As to “clocking” Mach, all that needs to be known is Pressure Altitude and Calibrated Airspeed. Radar shows Ground Speed, Phototheodolite shows Speed and Altitude based upon geometry. The term “clocking” has been used with stopwatches. The police “clock” your groundspeed on the freeway to issue a ticket, sometimes with radar, sometimes by pacing. This airplane was clocked using its own pitot tube and static reference. After all, Mach 1 is only 313 kts CAS at 40,000 feet.
The concept of a Sonic Boom was well established… the German V-2’s produced one very easily and were reported long before the XF-86 or X-1. Poncho and the girls were well briefed on what to expect.
George Welsh is an American Hero. Like Byrd’s and Bennett’s flight over the North Pole, reality is often defined by the politics of the moment, and thus reality & myth merge to make history. The FX-86 was engineered for supersonic flight, and it made ‘the jump” aerodynamically. The .50 caliber shaped, stubby-winged X-1 did it with brute rocket force. The XF-86 went on to become a front-line fighter, the X-1 went on to hang from cables in a museum. The Swept-Wing F-86 showed us how to build fast airplanes, and the X-1 showed that even a brick will fly supersonic with enough thrust.
Posted by Gary Possert on April 3,2012 | 05:18 AM
"The .50 caliber shaped, stubby-winged X-1 did it with brute rocket force. The XF-86 went on to become a front-line fighter, the X-1 went on to hang from cables in a museum. The Swept-Wing F-86 showed us how to build fast airplanes, and the X-1 showed that even a brick will fly supersonic with enough thrust."

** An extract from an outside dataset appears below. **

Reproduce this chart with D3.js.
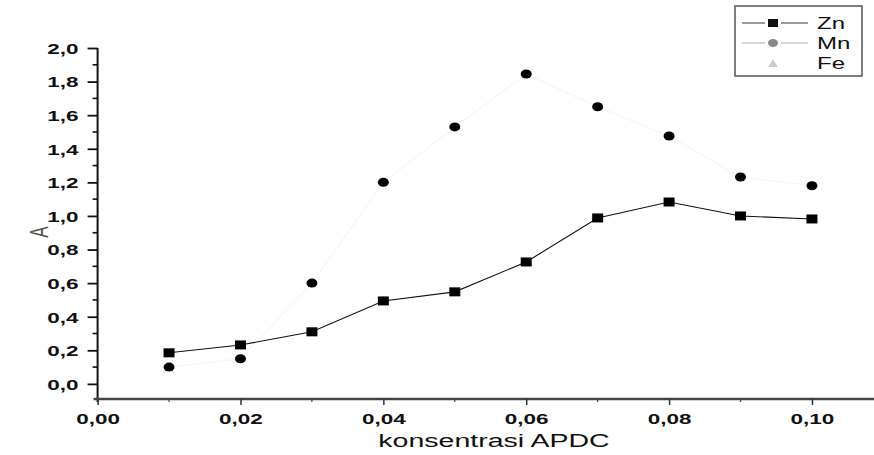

As far as anyone can tell, stub wings, thrust and little else is the description of the F-104 starfighter and the same recipe (big engine, small plane) was also applied to the A-4 Skyhawk and the F-16 Fighting Falcon. X planes are research projects, the lab in wich technology is created and later applied in produtcion aircraft. The Sabre just used German research instead of American research, and as the X-1 is the greatfather of the F-104 the Me-262/Me-163 are the parents df the sabre. If the Germans had not researched into swept wing planes the sabre might not even existed.